CS!: Speaking of Gilliam, did any of the Pythons offer to lend you a hand because they were big fans of Adams?
Jennings: I wish they had done. It would have been brilliant, but no, none of them did. Bastards! (laughter) I think Terry Jones had been involved at one point to possibly direct it, as he certainly had worked with Douglas a lot in the past. I had never met any of them until the other day. I met Terry Gilliam and it was just the most brilliant thing ever. I met him on the stairs at our editing suite, where he was editing ‘The Brothers Grimm’ above us. I was sort of talking in a way “Oh, you’re just upstairs? Can I see it?” but no, nothing happened there. He was like “You made it?! Somebody made it!? Wow!!” I think he was going to make it at one point and he knew Douglas very well. He’s coming to the premiere next week so I’m very honored. Well, he said he was going to come. I’ll find out if he’s really telling the truth.

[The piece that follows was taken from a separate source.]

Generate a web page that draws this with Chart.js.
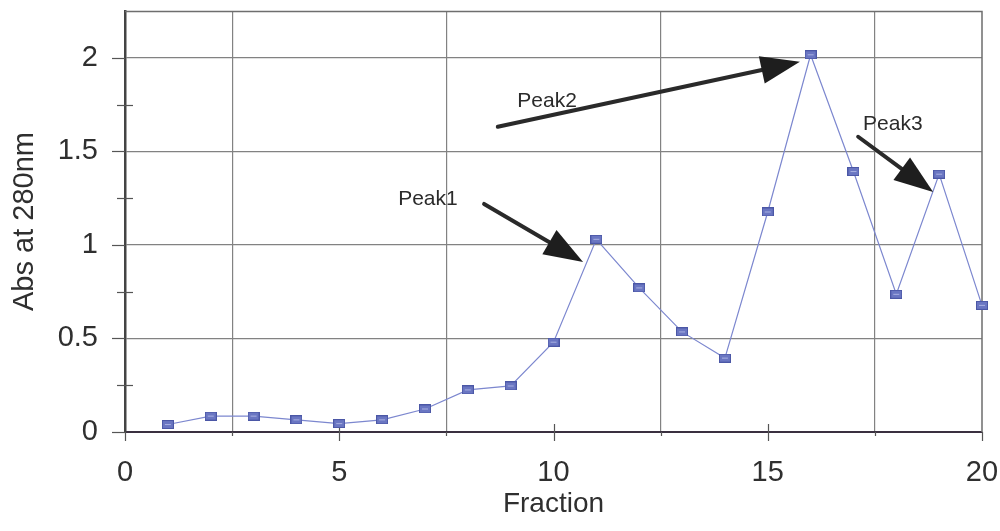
<!DOCTYPE html>
<html>
<head>
<meta charset="utf-8">
<title>Abs at 280nm by fraction</title>
<script src="https://cdn.jsdelivr.net/npm/chart.js@4/dist/chart.umd.min.js"></script>
<style>
  html, body { margin: 0; padding: 0; background: #fff; }
  #wrap { width: 1000px; height: 531px; position: relative; }
</style>
</head>
<body>
<div id="wrap"><canvas id="chart" width="1000" height="531"></canvas></div>
<script>
// Elution profile: absorbance at 280 nm for each collected fraction
const fractions = [1, 2, 3, 4, 5, 6, 7, 8, 9, 10, 11, 12, 13, 14, 15, 16, 17, 18, 19, 20];
const absorbance = [0.04, 0.085, 0.085, 0.065, 0.045, 0.065, 0.123, 0.225, 0.246, 0.48,
                    1.03, 0.77, 0.535, 0.395, 1.176, 2.016, 1.392, 0.736, 1.378, 0.677];

// Labelled ticks
const xTickLabels = [0, 5, 10, 15, 20];
const yTickLabels = [0, 0.5, 1, 1.5, 2];

// Peak call-outs: text anchor and arrow start / tip, in data units
const peakNames = ['Peak1', 'Peak2', 'Peak3'];
const peakTextAt = [[7.07, 1.246], [9.85, 1.77], [17.92, 1.647]];
const peakArrowFrom = [[8.38, 1.219], [8.70, 1.631], [17.11, 1.578]];
const peakArrowTo = [[10.69, 0.909], [15.75, 1.979], [18.86, 1.283]];

const FONT = '"Liberation Sans", Arial, sans-serif';

// Small rectangular marker
function makeMarker() {
  const c = document.createElement('canvas');
  c.width = 12; c.height = 9;
  const g = c.getContext('2d');
  g.fillStyle = '#6a76c2';
  g.fillRect(0.5, 0.5, 11, 8);
  g.strokeStyle = '#4b57a6';
  g.lineWidth = 1;
  g.strokeRect(0.5, 0.5, 11, 8);
  g.fillStyle = '#a9b1e2';
  g.fillRect(3, 4, 6, 1);
  return c;
}

const points = fractions.map((f, i) => ({ x: f, y: absorbance[i] }));

const frameAndTicks = {
  id: 'frameAndTicks',
  beforeDatasetsDraw(chart) {
    const { ctx, chartArea: a, scales } = chart;
    const xs = scales.x, ys = scales.y;
    ctx.save();
    // top and right frame
    ctx.strokeStyle = '#6e6e6e';
    ctx.lineWidth = 1.5;
    ctx.beginPath();
    ctx.moveTo(a.left, a.top + 0.5);
    ctx.lineTo(a.right, a.top + 0.5);
    ctx.lineTo(a.right, a.bottom);
    ctx.stroke();
    // y tick marks: labelled ones outside, intermediate ones crossing the axis
    ctx.strokeStyle = '#555';
    ctx.lineWidth = 1.2;
    for (let v = 0; v <= 2 + 1e-9; v += 0.25) {
      const y = Math.round(ys.getPixelForValue(v)) + 0.5;
      const major = Math.abs(v * 2 - Math.round(v * 2)) < 1e-9;
      ctx.beginPath();
      if (major) { ctx.moveTo(a.left - 13, y); ctx.lineTo(a.left, y); }
      else { ctx.moveTo(a.left - 8, y); ctx.lineTo(a.left + 8, y); }
      ctx.stroke();
    }
    // x tick marks
    for (let v = 0; v <= 20 + 1e-9; v += 2.5) {
      const x = Math.round(xs.getPixelForValue(v)) + 0.5;
      const labelled = v % 5 === 0;
      ctx.beginPath();
      if (labelled) {
        ctx.moveTo(x, (v === 0 || v === 20) ? a.bottom : a.bottom - 8);
        ctx.lineTo(x, a.bottom + 9);
      } else {
        ctx.moveTo(x, a.bottom);
        ctx.lineTo(x, a.bottom + 4);
      }
      ctx.stroke();
    }
    ctx.restore();
  },
  afterDatasetsDraw(chart) {
    const { ctx, scales } = chart;
    const xs = scales.x, ys = scales.y;
    const px = p => [xs.getPixelForValue(p[0]), ys.getPixelForValue(p[1])];
    ctx.save();
    peakNames.forEach((name, i) => {
      const [tx, ty] = px(peakTextAt[i]);
      ctx.fillStyle = '#2b2b2b';
      ctx.font = '21px ' + FONT;
      ctx.textAlign = 'center';
      ctx.textBaseline = 'middle';
      ctx.fillText(name, tx, ty);

      const [x0, y0] = px(peakArrowFrom[i]);
      const [x1, y1] = px(peakArrowTo[i]);
      const ang = Math.atan2(y1 - y0, x1 - x0);
      const headLen = 39, headHalf = 14;
      const bx = x1 - headLen * Math.cos(ang), by = y1 - headLen * Math.sin(ang);
      ctx.strokeStyle = '#2a2a2a';
      ctx.lineWidth = 4;
      ctx.lineCap = 'round';
      ctx.beginPath();
      ctx.moveTo(x0, y0);
      ctx.lineTo(bx, by);
      ctx.stroke();
      ctx.fillStyle = '#1e1e1e';
      ctx.beginPath();
      ctx.moveTo(x1, y1);
      ctx.lineTo(bx + headHalf * Math.sin(ang), by - headHalf * Math.cos(ang));
      ctx.lineTo(bx - headHalf * Math.sin(ang), by + headHalf * Math.cos(ang));
      ctx.closePath();
      ctx.fill();
    });
    ctx.restore();
  }
};

new Chart(document.getElementById('chart'), {
  type: 'line',
  data: {
    datasets: [{
      data: points,
      borderColor: '#7c87cf',
      borderWidth: 1.2,
      pointStyle: makeMarker(),
      pointRadius: 6,
      tension: 0,
      fill: false,
      clip: false
    }]
  },
  options: {
    responsive: false,
    animation: false,
    events: [],
    layout: { padding: { left: 0, right: 18, top: 11, bottom: 0 } },
    plugins: { legend: { display: false }, tooltip: { enabled: false } },
    scales: {
      x: {
        type: 'linear',
        min: 0, max: 20,
        afterFit(s) { s.height = 99; s.paddingLeft = 0; s.paddingRight = 0; },
        ticks: {
          stepSize: 2.5,
          autoSkip: false,
          maxRotation: 0,
          padding: 24,
          color: '#2f2f2f',
          font: { family: FONT, size: 29 },
          callback: v => xTickLabels.includes(v) ? String(v) : ''
        },
        grid: {
          drawTicks: false,
          lineWidth: 1.2,
          color: c => (c.tick && c.tick.value % 5 !== 0) ? '#828282' : 'rgba(0,0,0,0)'
        },
        border: { display: true, color: '#3a3040', width: 2 },
        title: {
          display: true,
          text: 'Fraction',
          color: '#2f2f2f',
          font: { family: FONT, size: 28 },
          padding: { top: 0, bottom: 10 }
        }
      },
      y: {
        type: 'linear',
        min: 0, max: 2.25,
        afterFit(s) { s.width = 125; s.paddingTop = 0; s.paddingBottom = 0; },
        ticks: {
          stepSize: 0.25,
          autoSkip: false,
          padding: 27,
          color: '#2f2f2f',
          font: { family: FONT, size: 29 },
          callback: v => yTickLabels.includes(v) ? String(v) : ''
        },
        grid: {
          drawTicks: false,
          lineWidth: 1.2,
          color: c => (c.tick && c.tick.value > 0 && yTickLabels.includes(c.tick.value)) ? '#828282' : 'rgba(0,0,0,0)'
        },
        border: { display: true, color: '#444', width: 2.5 },
        title: {
          display: true,
          text: 'Abs at 280nm',
          color: '#2f2f2f',
          font: { family: FONT, size: 29 },
          padding: { top: 8, bottom: 0 }
        }
      }
    }
  },
  plugins: [frameAndTicks]
});
</script>
</body>
</html>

CS!: Has there been any talk about adapting the other books and would you want to direct it?
Jennings: Yeah, I’d do it. It’s kind of left open for “The Restaurant at the End of the Universe” at the end. It’s sort of a real ‘Back to the Future’, like “Where we’re going, we won’t need roads”. You know, it’s kind of like that. I love that title as well, because it would be such a funny poster. But I don’t know what will happen. They’ll probably kill me afterwards.
Although it was unclear who Jennings was referring to with that last statement, it’s not likely to be the fans of the books.